Former United CEO was ousted in disgrace after it was revealed his airline agreed to bribery demands by the Chairman of the Port Authority of New York & New Jersey. He was at dinner with the authority chairman when the ask was made for a special money-losing flight to the Chairman’s vacation home in exchange for moving along items of importance to the airline at Newark airport on the board’s agenda. United operated the flight.
The flip side of what United did apparently happened down in Georgia a couple of years ago. A member of the state legislature went public with threats from Delta: members who didn’t support fuel tax subsidies for the airline could lose flights to their districts. (Delta rewards favored politicians, too.) The special tax break expired.
However Delta is now apparently making progress towards bringing back its subsidies from the state of Georgia.
Bills that would make it cheaper for Delta Air Lines to buy fuel and for big yacht owners to get repairs done in Georgia are among several tax breaks moving through the General Assembly.
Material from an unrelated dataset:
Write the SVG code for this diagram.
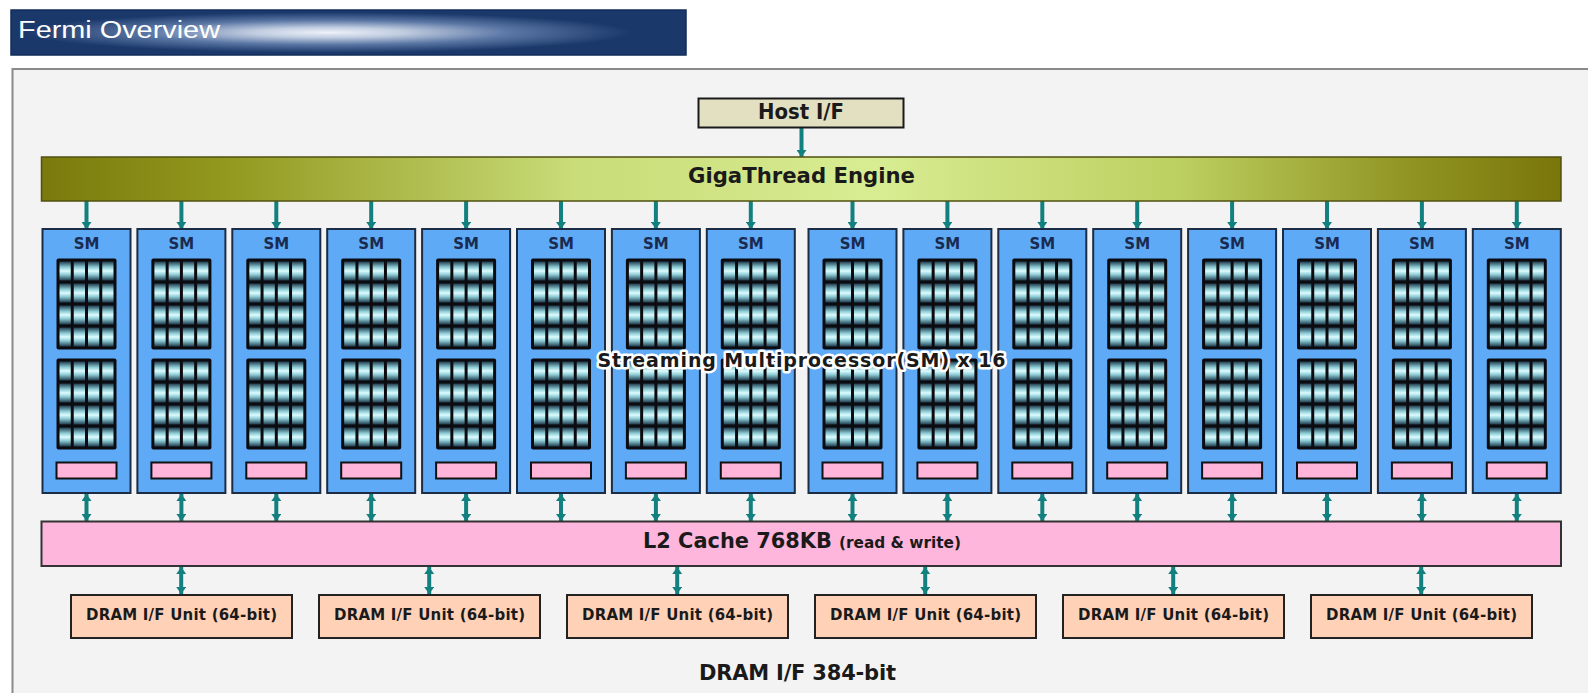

…Lawmakers typically pass a dozen or so special-interest breaks every year, sometimes cutting big money from the tax bills of chosen businesses or industries, usually with the promise of creating more jobs or “leveling the playing field.” Many such bills are currently working their way through the House Ways and Means Committee or awaiting action by the full chamber. Meetings of the tax-writing committee are packed with lobbyists either hoping to get a tax break or wanting to make sure changes aren’t made in tax law that hurt their clients.
No word yet on whether Emirates, Etihad, or Qatar will seek consultations under the Open Skies treaty to complain about the unfair government support that Delta will receive.